Big Data ≠ LLMs
A while I ago, I was talking with a friend about potential use cases specifically for generative AI. The friend was bringing up a number of areas of their business where AI might help. Their intuition was spot on, but in most of these cases, you would not use generative AI or language models. Instead, it was mostly number crunching: Big data, statistics, and “classical” machine learning.
To set the record straight: Just because large language models are trained on massive data sets does not mean that they themselves are good at dealing with massive datasets. They are not, and they’re not intended to. You would not load gigabytes of numerical data (financial records, for example) into ChatGPT asking it to clean the data or check for anomalies.
I understand the allure: For language problems, LLMs appear to obsolete a lot of the finicky use-case dependent model building you had to do in the past. No need to build complex custom systems to classify reviews, apply content moderation to social media posts, or even grade essays. Just throw it all into ChatGPT with the right prompt. (If only at was that easy. But at least it’s plausible.)
With big data, though, there’s no way around custom building. There’s no general model that deals with it all, because there’s nothing that would make sense to train such a model on. And so if you need to find signatures of fraud in a list of credit card transactions, or patterns of buyer behaviour in sales data, you cannot use the same generic model with just a few tweaks to the prompt.

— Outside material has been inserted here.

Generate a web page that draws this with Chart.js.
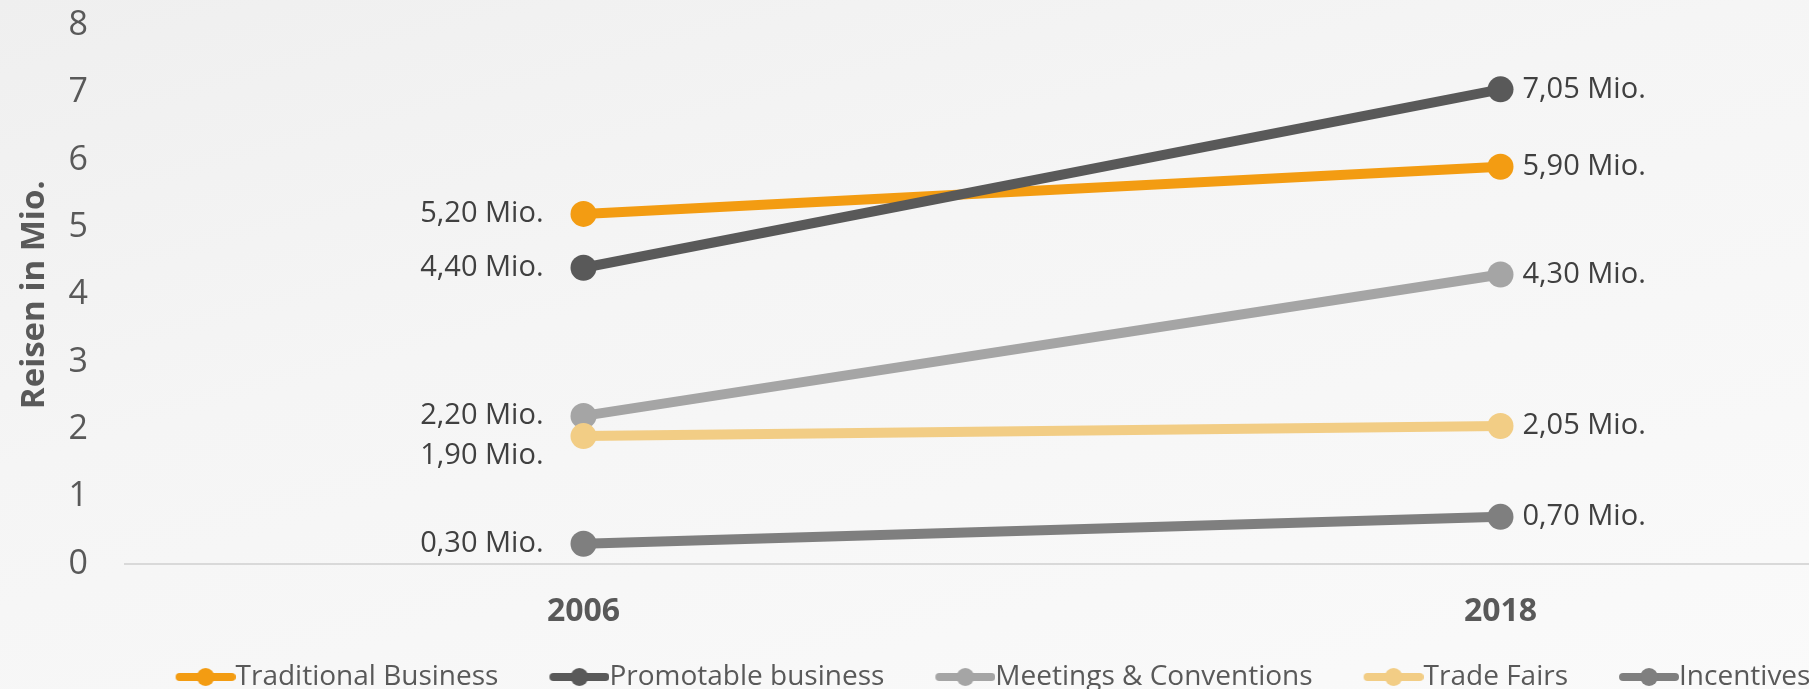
<!DOCTYPE html>
<html>
<head>
<meta charset="utf-8">
<script src="https://cdn.jsdelivr.net/npm/chart.js@4"></script>
<style>
  html, body { margin: 0; padding: 0; }
  body {
    width: 1809px; height: 689px; overflow: hidden;
    background: linear-gradient(165deg, #efefef 0%, #f5f5f5 40%, #fafafa 100%);
  }
  /* chart is bigger than the window, edges get cut like the reference */
  #wrap { width: 1978px; height: 733px; margin-top: -32px; }
</style>
</head>
<body>
<div id="wrap"><canvas id="lineChart"></canvas></div>
<script>
const years = ['2006', '2018'];
const seriesNames = ['Traditional Business', 'Promotable business', 'Meetings & Conventions', 'Trade Fairs', 'Incentives'];
const traditional = [5.20, 5.90];
const promotable = [4.40, 7.05];
const meetings = [2.20, 4.30];
const tradeFairs = [1.90, 2.05];
const incentives = [0.30, 0.70];
const yTicks = [0, 1, 2, 3, 4, 5, 6, 7, 8];

const seriesValues = [traditional, promotable, meetings, tradeFairs, incentives];
const colors = ['#F39C12', '#595959', '#A5A5A5', '#F2CD85', '#7F7F7F'];
const family = '"Open Sans", sans-serif';

// legend marker: line with a dot, drawn into a small canvas
function legendMarker(color) {
  const c = document.createElement('canvas');
  c.width = 73 + 28;
  c.height = 24;
  const g = c.getContext('2d');
  const x1 = c.width - 60;
  g.strokeStyle = color;
  g.lineWidth = 8;
  g.lineCap = 'round';
  g.beginPath();
  g.moveTo(x1 + 4, 12);
  g.lineTo(c.width - 4, 12);
  g.stroke();
  g.fillStyle = color;
  g.beginPath();
  g.arc(x1 + 30, 12, 9, 0, Math.PI * 2);
  g.fill();
  return c;
}
const markers = colors.map(legendMarker);

// "5,20 Mio." labels, left of first point, right of last point
const valueLabels = {
  id: 'valueLabels',
  afterDatasetsDraw(chart) {
    const ctx = chart.ctx;
    ctx.save();
    ctx.font = '29px ' + family;
    ctx.fillStyle = '#404040';
    ctx.textBaseline = 'middle';
    chart.data.datasets.forEach((ds, i) => {
      const meta = chart.getDatasetMeta(i);
      meta.data.forEach((pt, j) => {
        const txt = ds.data[j].toFixed(2).replace('.', ',') + ' Mio.';
        const dy = ds.labelDy ? ds.labelDy[j] : 0;
        if (j === 0) {
          ctx.textAlign = 'right';
          ctx.fillText(txt, pt.x - 40, pt.y + dy);
        } else {
          ctx.textAlign = 'left';
          ctx.fillText(txt, pt.x + 22, pt.y + dy);
        }
      });
    });
    ctx.restore();
  }
};

const ctx = document.getElementById('lineChart').getContext('2d');
const myLineChart = new Chart(ctx, {
  type: 'line',
  data: {
    labels: years,
    datasets: seriesNames.map((name, i) => ({
      label: name,
      data: seriesValues[i],
      borderColor: colors[i],
      backgroundColor: colors[i],
      borderWidth: 10,
      pointRadius: 13,
      pointHoverRadius: 13,
      pointBorderWidth: 0,
      order: seriesNames.length - i,
      labelDy: name === 'Trade Fairs' ? [20, 0] : null
    }))
  },
  options: {
    responsive: true,
    maintainAspectRatio: false,
    animation: false,
    devicePixelRatio: 1,
    layout: { padding: { top: 4, right: 19, left: 0, bottom: 0 } },
    scales: {
      x: {
        offset: true,
        grid: { display: false, drawTicks: false },
        border: { display: true, color: '#D9D9D9', width: 2 },
        afterFit: s => { s.height = 75; },
        ticks: { padding: 29, color: '#595959', font: { size: 32, weight: 'bold', family: family } }
      },
      y: {
        min: 0,
        max: 8,
        afterBuildTicks: s => { s.ticks = yTicks.map(v => ({ value: v })); },
        afterFit: s => { s.width = 125; },
        grid: { display: false, drawTicks: false },
        border: { display: false },
        ticks: { padding: 37, color: '#595959', font: { size: 34, family: family } },
        title: {
          display: true,
          text: 'Reisen in Mio.',
          color: '#595959',
          font: { size: 33, weight: 'bold', family: family },
          padding: { top: 15, bottom: 0 }
        }
      }
    },
    plugins: {
      tooltip: { enabled: false },
      legend: {
        position: 'bottom',
        labels: {
          usePointStyle: true,
          pointStyleWidth: 73,
          padding: 24,
          color: '#595959',
          font: { size: 28, family: family },
          generateLabels(chart) {
            const items = Chart.defaults.plugins.legend.labels.generateLabels(chart);
            items.forEach(it => { it.pointStyle = markers[it.datasetIndex]; });
            return items;
          },
          sort: (a, b) => a.datasetIndex - b.datasetIndex
        }
      }
    }
  },
  plugins: [valueLabels]
});
</script>
</body>
</html>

You might, of course, have a tool that performs some basic statistical analysis automatically, and expose that tool to a language model or agent via the Model Context Protocol (MCP). So you would throw your dataset into the system, then ask a chatbot for a plot of this or that statistic, and it would oblige. I could even envision an automated system that asks you a few questions and then trains an appropriate model on the data so you can start making proper predictions.
In these scenarios, the LLM would be providing a more ergonomic interface but, under the hood, you’d be dealing with the tools of statistics, machine learning, and data analysis, not just vibes and prompts.